September 26, 2011 4:03 PM
McALLEN — Architects, businessmen and civic-minded McAllen residents gathered at the Palm View Community Center last week with a question: What should become of the city’s long-neglected Botanical Gardens?
A forest covers more than half the 22-acre property, which McAllen shuttered several years ago. Aerial photos uncovered by the Valley Land Fund, a nonprofit dedicated to preserving native habitat in the Lower Rio Grande Valley, show that remnant of the region’s native Tamaulipan forest was densely wooded as far back as 1939.
Organized by the Land Fund and City of McAllen, the five-hour brainstorming session brought together more than 50 people Thursday afternoon.

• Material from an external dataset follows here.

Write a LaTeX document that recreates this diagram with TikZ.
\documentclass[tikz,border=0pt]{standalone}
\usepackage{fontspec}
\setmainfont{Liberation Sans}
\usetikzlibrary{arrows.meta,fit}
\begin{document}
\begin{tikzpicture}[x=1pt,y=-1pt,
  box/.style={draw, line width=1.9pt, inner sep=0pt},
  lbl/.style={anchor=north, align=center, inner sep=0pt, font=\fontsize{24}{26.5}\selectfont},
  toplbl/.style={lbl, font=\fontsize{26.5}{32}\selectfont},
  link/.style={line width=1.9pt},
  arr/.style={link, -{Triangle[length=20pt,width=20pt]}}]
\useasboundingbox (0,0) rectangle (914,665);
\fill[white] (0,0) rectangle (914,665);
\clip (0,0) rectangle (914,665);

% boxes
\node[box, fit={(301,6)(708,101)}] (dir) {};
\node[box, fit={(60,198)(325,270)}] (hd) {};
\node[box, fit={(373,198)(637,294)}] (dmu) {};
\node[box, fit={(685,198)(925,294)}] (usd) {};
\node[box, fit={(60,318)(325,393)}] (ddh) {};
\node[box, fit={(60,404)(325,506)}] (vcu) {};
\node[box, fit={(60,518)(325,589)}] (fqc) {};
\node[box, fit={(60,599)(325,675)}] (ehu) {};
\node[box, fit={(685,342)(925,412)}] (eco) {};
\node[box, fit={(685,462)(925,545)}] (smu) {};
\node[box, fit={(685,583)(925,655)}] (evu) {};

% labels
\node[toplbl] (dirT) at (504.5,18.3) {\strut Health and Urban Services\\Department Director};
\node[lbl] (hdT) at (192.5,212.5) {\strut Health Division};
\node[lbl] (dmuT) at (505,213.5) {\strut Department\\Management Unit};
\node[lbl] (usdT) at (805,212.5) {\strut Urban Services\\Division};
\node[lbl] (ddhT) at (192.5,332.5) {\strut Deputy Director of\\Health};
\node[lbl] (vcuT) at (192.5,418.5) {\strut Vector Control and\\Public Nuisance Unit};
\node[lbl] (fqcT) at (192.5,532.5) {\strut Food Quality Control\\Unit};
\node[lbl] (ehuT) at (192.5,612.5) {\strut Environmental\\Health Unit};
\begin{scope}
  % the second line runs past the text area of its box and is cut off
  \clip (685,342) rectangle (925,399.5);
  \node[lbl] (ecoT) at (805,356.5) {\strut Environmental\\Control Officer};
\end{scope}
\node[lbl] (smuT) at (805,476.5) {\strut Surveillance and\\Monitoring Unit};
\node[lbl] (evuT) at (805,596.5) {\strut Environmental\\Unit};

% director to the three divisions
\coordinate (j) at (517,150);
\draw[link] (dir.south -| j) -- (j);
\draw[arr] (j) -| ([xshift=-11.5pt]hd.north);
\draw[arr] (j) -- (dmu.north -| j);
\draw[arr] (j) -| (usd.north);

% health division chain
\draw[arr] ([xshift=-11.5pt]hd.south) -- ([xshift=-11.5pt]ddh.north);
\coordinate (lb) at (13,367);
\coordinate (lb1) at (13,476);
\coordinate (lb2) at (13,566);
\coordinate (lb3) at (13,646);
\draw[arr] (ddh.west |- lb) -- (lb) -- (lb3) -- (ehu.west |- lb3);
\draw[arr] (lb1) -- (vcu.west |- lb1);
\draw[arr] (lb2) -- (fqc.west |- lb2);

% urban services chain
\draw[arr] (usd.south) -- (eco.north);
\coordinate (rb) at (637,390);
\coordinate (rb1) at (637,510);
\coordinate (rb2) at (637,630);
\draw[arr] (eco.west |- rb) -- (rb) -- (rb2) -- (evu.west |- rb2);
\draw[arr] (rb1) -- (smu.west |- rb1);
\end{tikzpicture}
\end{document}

The meeting produced a host of ideas, ranging from a nature preserve to a no-holds-barred development called “The Oasis at Botanical Gardens.”
Established by volunteers, the gardens — known by several names, including the McAllen Nature Center and Valley Botanical Gardens — gradually fell into disrepair and faded from the public consciousness. Few seemed to care about the gardens until May 2010, when city leaders proposed building tennis courts on the property.

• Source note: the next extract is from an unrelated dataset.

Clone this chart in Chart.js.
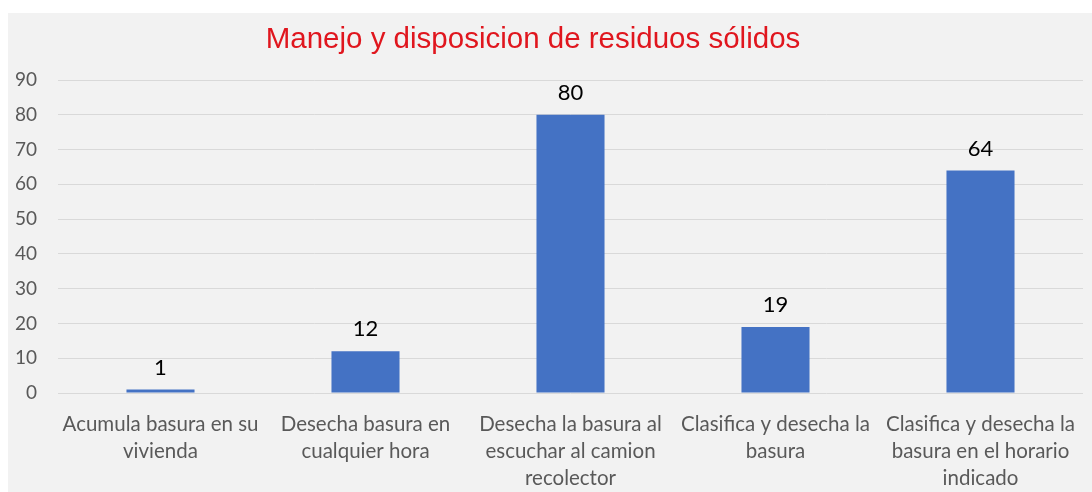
<!DOCTYPE html>
<html>
<head>
<meta charset="utf-8">
<script src="https://cdn.jsdelivr.net/npm/chart.js@4"></script>
<style>
  html, body { margin: 0; padding: 0; background: #ffffff; }
  #wrap {
    position: absolute; left: 8px; top: 13px;
    width: 1084px; height: 479px;
    background: #f2f2f2;
  }
</style>
</head>
<body>
<div id="wrap"><canvas id="myChart" width="1084" height="479"></canvas></div>
<script>
const categories = [
    ['Acumula basura en su', 'vivienda'],
    ['Desecha basura en', 'cualquier hora'],
    ['Desecha la basura al', 'escuchar al camion', 'recolector'],
    ['Clasifica y desecha la', 'basura'],
    ['Clasifica y desecha la', 'basura en el horario', 'indicado']
]
const values = [1, 12, 80, 19, 64]
const yTicks = [0, 10, 20, 30, 40, 50, 60, 70, 80, 90]
const chartTitle = 'Manejo y disposicion de residuos sólidos'

// Title sits a little left of the canvas centre
const titleText = {
    id: 'titleText',
    afterDraw(chart) {
        const { ctx } = chart
        ctx.save()
        ctx.font = '29.5px "Liberation Sans"'
        ctx.fillStyle = '#e0161e'
        ctx.textAlign = 'center'
        ctx.textBaseline = 'alphabetic'
        ctx.fillText(chartTitle, chart.width / 2 - 17, 35)
        ctx.restore()
    }
}

// Prints each bar's value just above it
const valueLabels = {
    id: 'valueLabels',
    afterDatasetsDraw(chart) {
        const { ctx } = chart
        const meta = chart.getDatasetMeta(0)
        ctx.save()
        ctx.font = '22px Lato'
        ctx.fillStyle = '#000000'
        ctx.textAlign = 'center'
        ctx.textBaseline = 'middle'
        meta.data.forEach((bar, i) => {
            ctx.fillText(String(values[i]), bar.x, bar.y - 22)
        })
        ctx.restore()
    }
}

const ctx = document.getElementById('myChart').getContext('2d')

const myChart = new Chart(ctx, {
    type: 'bar',
    data: {
        labels: categories,
        datasets: [{
            data: values,
            backgroundColor: '#4472c4',
            barPercentage: 1,
            categoryPercentage: 0.332
        }]
    },
    options: {
        responsive: false,
        animation: false,
        devicePixelRatio: 1,
        layout: {
            padding: { left: 0, right: 9, top: 67, bottom: 0 }
        },
        plugins: {
            legend: { display: false },
            tooltip: { enabled: false },
            title: { display: false }
        },
        scales: {
            x: {
                grid: { display: false, drawTicks: false },
                border: { display: false },
                ticks: {
                    color: '#595959',
                    font: { family: 'Lato', size: 20.5, lineHeight: 1.32 },
                    padding: 18,
                    maxRotation: 0,
                    autoSkip: false
                },
                afterFit(axis) {
                    axis.paddingLeft = 0
                    axis.paddingRight = 0
                    axis.height = 99
                }
            },
            y: {
                min: 0,
                max: 90,
                afterBuildTicks(axis) {
                    axis.ticks = yTicks.map(v => ({ value: v }))
                },
                grid: { color: '#d9d9d9', lineWidth: 1, drawTicks: false },
                border: { display: false },
                ticks: {
                    color: '#595959',
                    font: { family: 'Lato', size: 19 },
                    padding: 21
                },
                afterFit(axis) {
                    axis.width = 50
                }
            }
        }
    },
    plugins: [valueLabels, titleText]
})
</script>
</body>
</html>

“It was that event that brought it to the fore,” said Stefanie Herweck, a member of the Lower Rio Grande Valley Sierra Club who helped organize opposition to the proposed tennis complex.
Residents rallied around the gardens and soundly defeated the proposition, which included other sports venues. Voters also rejected a proposition that would have allowed city leaders to sell Westside Park. The special election pitted environmentalists against sports boosters and made the gardens a political hot potato.
“There was a lot of contention at the time,” Herweck said. “It turned into a very positive thing, and I think that’s the story.”
Today, both sides have moved forward.
City leaders have committed to protecting and eventually reopening the gardens. They’ve also earmarked other city-owned property for new sports fields.